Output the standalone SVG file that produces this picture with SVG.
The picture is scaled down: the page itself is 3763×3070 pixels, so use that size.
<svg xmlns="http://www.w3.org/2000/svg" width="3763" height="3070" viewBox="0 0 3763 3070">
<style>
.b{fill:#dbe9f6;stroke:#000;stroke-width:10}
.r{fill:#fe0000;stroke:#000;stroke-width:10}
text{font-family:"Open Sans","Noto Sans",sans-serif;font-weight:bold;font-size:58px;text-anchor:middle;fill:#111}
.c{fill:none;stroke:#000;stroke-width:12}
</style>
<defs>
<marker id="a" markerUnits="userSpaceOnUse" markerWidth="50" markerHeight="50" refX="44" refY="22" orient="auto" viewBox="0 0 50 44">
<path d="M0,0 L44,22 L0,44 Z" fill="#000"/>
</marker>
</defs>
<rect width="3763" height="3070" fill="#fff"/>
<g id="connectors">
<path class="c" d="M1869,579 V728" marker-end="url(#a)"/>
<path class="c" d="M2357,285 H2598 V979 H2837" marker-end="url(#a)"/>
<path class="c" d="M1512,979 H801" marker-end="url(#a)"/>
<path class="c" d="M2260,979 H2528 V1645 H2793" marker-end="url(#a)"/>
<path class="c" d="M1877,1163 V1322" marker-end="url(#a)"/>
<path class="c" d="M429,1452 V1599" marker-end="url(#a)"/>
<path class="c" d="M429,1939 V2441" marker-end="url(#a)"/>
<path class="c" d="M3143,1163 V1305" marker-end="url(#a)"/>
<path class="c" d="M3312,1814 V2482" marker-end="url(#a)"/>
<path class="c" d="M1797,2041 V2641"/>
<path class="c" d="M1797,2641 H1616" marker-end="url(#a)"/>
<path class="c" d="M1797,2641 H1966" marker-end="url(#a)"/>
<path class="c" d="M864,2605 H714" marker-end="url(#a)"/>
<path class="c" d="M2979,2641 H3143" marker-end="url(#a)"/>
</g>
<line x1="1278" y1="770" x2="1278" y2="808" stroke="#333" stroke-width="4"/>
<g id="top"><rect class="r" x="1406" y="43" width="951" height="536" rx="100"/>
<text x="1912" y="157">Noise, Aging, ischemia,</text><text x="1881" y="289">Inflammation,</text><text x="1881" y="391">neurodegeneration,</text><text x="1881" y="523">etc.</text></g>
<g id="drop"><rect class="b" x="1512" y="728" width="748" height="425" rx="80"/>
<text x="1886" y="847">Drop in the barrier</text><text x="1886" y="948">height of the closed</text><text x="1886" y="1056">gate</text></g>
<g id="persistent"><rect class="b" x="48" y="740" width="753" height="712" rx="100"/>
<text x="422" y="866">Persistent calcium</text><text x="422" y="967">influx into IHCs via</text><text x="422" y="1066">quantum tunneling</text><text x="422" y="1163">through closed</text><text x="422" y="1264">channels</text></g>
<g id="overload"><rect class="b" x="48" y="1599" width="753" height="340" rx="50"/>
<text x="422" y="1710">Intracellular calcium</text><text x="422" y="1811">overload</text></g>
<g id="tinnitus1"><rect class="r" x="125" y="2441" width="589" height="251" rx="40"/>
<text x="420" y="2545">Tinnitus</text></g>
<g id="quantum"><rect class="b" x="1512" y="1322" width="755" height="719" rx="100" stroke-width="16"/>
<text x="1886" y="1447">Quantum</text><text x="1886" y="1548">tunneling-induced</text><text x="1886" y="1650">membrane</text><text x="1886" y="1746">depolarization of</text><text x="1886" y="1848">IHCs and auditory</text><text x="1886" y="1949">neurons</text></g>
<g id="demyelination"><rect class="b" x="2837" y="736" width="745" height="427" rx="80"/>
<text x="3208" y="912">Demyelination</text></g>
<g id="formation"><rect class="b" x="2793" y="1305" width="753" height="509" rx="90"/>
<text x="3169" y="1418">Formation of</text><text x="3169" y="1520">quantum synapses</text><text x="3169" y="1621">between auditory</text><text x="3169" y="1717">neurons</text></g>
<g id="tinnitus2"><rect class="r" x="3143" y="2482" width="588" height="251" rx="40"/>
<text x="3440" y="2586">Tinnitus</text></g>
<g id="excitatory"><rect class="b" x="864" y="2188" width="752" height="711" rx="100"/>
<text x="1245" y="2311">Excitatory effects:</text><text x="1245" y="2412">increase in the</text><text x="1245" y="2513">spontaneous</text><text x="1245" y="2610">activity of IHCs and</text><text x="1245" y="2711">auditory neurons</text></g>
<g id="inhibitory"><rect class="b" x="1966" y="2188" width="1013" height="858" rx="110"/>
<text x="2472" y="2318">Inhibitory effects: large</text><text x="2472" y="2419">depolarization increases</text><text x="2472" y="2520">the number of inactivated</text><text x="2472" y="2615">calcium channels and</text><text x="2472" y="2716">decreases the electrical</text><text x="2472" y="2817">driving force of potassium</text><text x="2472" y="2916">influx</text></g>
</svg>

---

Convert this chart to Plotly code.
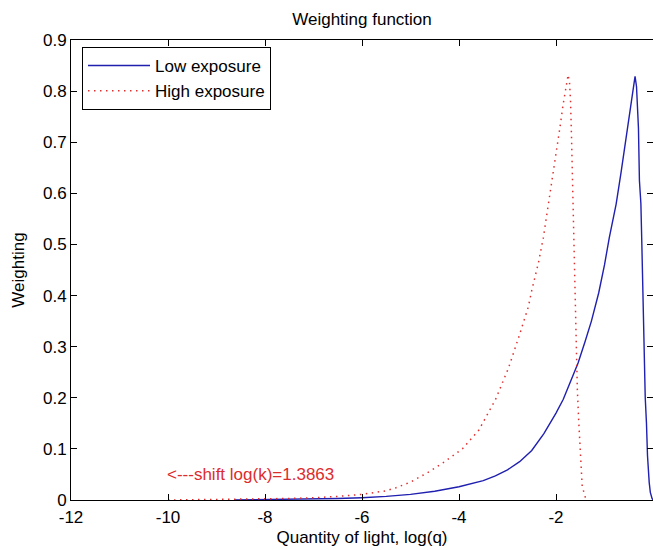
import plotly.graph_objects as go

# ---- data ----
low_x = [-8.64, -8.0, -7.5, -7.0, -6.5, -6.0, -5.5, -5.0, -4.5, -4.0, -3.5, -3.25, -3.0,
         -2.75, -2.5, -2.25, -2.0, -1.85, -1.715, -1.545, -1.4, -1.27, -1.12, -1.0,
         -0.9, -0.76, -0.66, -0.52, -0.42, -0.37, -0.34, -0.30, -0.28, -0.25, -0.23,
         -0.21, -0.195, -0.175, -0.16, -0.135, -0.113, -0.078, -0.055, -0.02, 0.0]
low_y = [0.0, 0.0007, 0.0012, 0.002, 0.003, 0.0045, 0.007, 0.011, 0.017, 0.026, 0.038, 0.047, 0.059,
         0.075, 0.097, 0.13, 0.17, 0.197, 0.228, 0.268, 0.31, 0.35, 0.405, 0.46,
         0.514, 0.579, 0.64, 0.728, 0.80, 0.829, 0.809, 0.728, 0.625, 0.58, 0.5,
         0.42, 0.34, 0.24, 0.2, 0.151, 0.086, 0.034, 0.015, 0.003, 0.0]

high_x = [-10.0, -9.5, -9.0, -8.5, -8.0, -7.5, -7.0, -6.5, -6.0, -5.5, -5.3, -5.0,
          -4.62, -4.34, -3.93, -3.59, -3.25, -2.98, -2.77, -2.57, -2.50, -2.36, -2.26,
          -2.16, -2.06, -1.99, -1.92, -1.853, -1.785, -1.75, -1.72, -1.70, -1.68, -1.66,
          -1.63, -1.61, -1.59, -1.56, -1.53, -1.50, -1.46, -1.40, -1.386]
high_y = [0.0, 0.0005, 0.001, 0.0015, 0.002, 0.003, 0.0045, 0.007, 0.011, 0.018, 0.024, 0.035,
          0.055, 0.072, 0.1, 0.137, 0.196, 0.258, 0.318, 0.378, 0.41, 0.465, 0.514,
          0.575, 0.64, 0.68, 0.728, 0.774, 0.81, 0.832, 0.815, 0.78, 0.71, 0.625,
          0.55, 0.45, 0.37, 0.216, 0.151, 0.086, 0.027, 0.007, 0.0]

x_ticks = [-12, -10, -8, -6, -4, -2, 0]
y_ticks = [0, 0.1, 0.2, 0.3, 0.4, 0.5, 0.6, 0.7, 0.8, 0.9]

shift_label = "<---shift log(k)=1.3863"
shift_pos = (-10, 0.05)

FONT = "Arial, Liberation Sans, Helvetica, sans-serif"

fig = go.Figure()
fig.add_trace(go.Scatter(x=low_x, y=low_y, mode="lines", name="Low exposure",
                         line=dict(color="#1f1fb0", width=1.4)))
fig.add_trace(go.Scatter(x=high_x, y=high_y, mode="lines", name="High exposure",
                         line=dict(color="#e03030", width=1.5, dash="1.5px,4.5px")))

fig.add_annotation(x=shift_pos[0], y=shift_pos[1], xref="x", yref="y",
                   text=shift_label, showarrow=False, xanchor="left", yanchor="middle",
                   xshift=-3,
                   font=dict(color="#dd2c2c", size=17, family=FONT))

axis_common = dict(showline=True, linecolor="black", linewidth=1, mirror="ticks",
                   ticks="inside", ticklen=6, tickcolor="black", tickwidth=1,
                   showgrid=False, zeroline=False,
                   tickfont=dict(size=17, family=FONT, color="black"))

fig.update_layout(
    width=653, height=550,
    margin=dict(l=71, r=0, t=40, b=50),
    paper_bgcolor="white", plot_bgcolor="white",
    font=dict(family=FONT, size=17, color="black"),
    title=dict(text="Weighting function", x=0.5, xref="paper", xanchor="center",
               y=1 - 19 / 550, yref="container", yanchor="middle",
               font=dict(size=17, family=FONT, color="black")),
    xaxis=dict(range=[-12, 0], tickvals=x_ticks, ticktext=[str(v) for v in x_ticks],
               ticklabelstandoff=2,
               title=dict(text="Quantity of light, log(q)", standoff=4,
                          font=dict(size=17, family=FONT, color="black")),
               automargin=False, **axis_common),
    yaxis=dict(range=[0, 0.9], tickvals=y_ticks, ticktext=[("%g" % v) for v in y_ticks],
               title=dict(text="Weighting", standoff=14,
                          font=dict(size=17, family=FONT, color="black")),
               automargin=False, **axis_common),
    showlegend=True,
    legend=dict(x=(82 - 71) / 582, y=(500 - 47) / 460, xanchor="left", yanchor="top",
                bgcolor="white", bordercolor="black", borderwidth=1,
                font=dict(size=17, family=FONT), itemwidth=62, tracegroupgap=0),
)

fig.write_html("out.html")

*What you need to do*
Only the lines from "Convert this chart to Plotly code." through "0.42, 0.34, 0.24, 0.2, 0.151, 0.086, 0.034, 0.015, 0.003, 0.0]" should appear in your output, copied exactly with both end lines, and with no pictures.

*Completed exercise*
Convert this chart to Plotly code.
import plotly.graph_objects as go

# ---- data ----
low_x = [-8.64, -8.0, -7.5, -7.0, -6.5, -6.0, -5.5, -5.0, -4.5, -4.0, -3.5, -3.25, -3.0,
         -2.75, -2.5, -2.25, -2.0, -1.85, -1.715, -1.545, -1.4, -1.27, -1.12, -1.0,
         -0.9, -0.76, -0.66, -0.52, -0.42, -0.37, -0.34, -0.30, -0.28, -0.25, -0.23,
         -0.21, -0.195, -0.175, -0.16, -0.135, -0.113, -0.078, -0.055, -0.02, 0.0]
low_y = [0.0, 0.0007, 0.0012, 0.002, 0.003, 0.0045, 0.007, 0.011, 0.017, 0.026, 0.038, 0.047, 0.059,
         0.075, 0.097, 0.13, 0.17, 0.197, 0.228, 0.268, 0.31, 0.35, 0.405, 0.46,
         0.514, 0.579, 0.64, 0.728, 0.80, 0.829, 0.809, 0.728, 0.625, 0.58, 0.5,
         0.42, 0.34, 0.24, 0.2, 0.151, 0.086, 0.034, 0.015, 0.003, 0.0]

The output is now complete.